Senator GRANT (New South Wales) . - I am not prepared to say why the Labour Government of New South' Wales has declined up to date to cooperate with the other States and the Commonwealth in the matter of public borrowings; but I have no doubt that it can advance good and sufficient reasons for its action. That Government has passed through a fairly strenuous time in recent years, and I am quite satisfied that if Mr. Lang could get the money he requires for New South Wales public undertakings more cheaply and more expeditiously through the Loan Council than by his present method, he would at once cooperate, as has been suggested by my leader (Senator Needham).


Senator Duncan - The last loan cost the New South Wales Government over ½ per cent, more than it would have cost if it had been placed through the Loan Council.


Senator GRANT - That is merely an assertion which will not bear examination. The Government of New South Wales, in its wisdom, has so far declined" to co-operate with the other States. It has also declined, to accept the Commonwealth's scheme for joint electoral rolls. I rose to say that in my judgment the time has arrived when all money required by either the Commonwealth or the States should, if possible, be raised within the Commonwealth. During the war many people held the view that we should be unable to finance any considerable portion of our war expenditure within Australia; but, as we know, loan after loan was fully subscribed by the people, and altogether the transactions were eminently satisfactory. The time has come when, instead of going to London or New York for our loan requirements, any money for the needs of the Commonwealth Government or the States should be raised locally. I remind the protectionists and high tariffists who are supporting the Government, that when a loan is floated in London we do not get Bank of England notes. About all we get is a message, possibly now by wireless, that a loan has been floated, and probably the same afternoon the money is available in Commonwealth bank notes or in the form of credits in London. A huge joke is being put over the people in connexion with this system of borrowing in London. I suggest to the Government that the time is opportune to examine more closely the whole position, and, if possible, abandon the policy of raising abroad money required for Commonwealth or State purposes.

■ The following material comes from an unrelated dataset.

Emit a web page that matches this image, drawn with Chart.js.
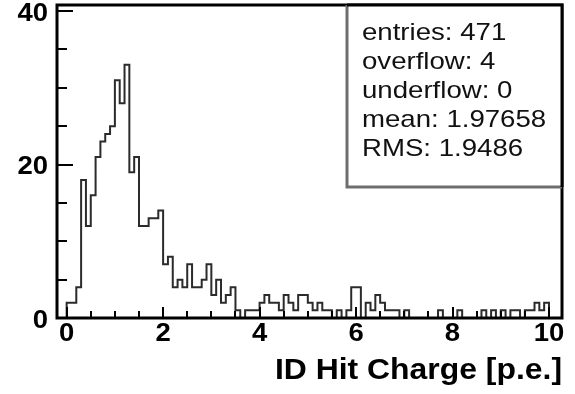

Senator J B Hayes - And take all the money out of industry ?


Senator GRANT - The honorable Senator should not talk so foolishly. Similar statements were made during the war; but, notwithstanding all the objections made, we raised considerable sums for war purposes without the slightest trouble. I invite the honorable senator to note the huge deposits in the Commonwealth and State Savings Banks as well as' in the many private banks throughout the Commonwealth. It is absurd to say that wecannot raise within the Commonwealth all the money that we require.

Question resolved in the affirmative.

Bill read a second time and passed through its remaining stages without amendment or debate.